Debut memoir depicting a late bloomer’s two-fisted pursuit of the Golden Gloves and the ringside personalities he encounters.

“I was old (thirty-two) and white (city indoor pallid) in a world dominated by the young and ethnic, the brown and tan,” Anasi declares, prompting fears this may be just another account of mid-life crisis. Fortunately, he’s also an observant, tightly controlled writer who crafts a trenchant report on the tangle of race, class, and urban topography informing the fading sport of boxing, while also subtly exploring his own motivations in training for the Gloves, the most prestigious amateur competition. Anasi shrewdly avoids narrative myopia with generous portraits of his fellow strivers that provide the texture and heart here. One memorable figure is Milton, a pugilistic veteran so irascible that he was banned from many venues, who taught a strangely effective form of under-slung, rotating hooks thrown “like you’re stirring a bowl of soup.” Milton doubtfully trained Anasi and eventually dubbed him “Elvis” (for his appropriation of Milton’s street stylings); his vinegary worldview enlivens the narrative. His opposite is Laura, an accountant and onetime domestic abuse victim emblematic of the nascent rise of female boxers.

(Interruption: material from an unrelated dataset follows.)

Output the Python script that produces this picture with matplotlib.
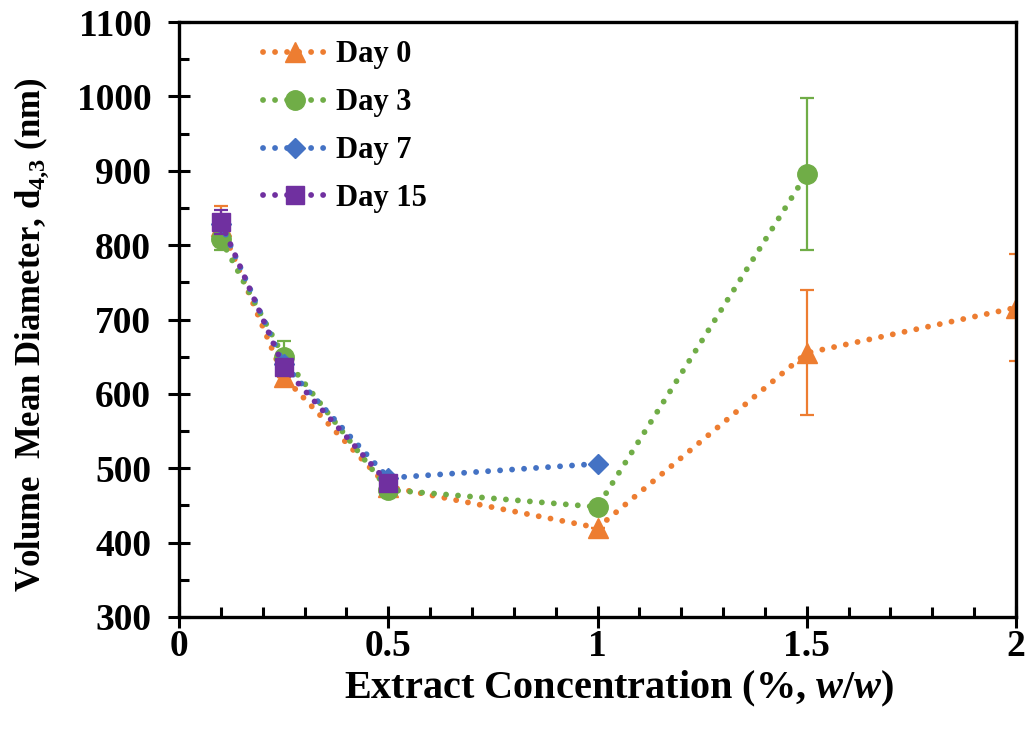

She became a devastating puncher, but eventually broke with Milton over his sexism and paranoia (Anasi continued sparring with her in secret). Elsewhere, Anasi explores the stories crucial to understanding contemporary boxing: of tough, impoverished kids who see the sport as an escape hatch, even as the “thug life” pursues them, and of talented journeymen cheated by unscrupulous promoters, their potential squandered on mismatched bouts designed to provide favored contenders with easy wins. The author may be pursuing a personal odyssey, but he achieves something greater and more fragile. Its thorough portrait of a dying sport and the underdogs who keep it going contains an unsentimental survey of multiethnic, working-class rituals and bravado, New York–style.

Provocative, energetic, and stylish: earns a spot on the shelf alongside Schulberg and Liebling.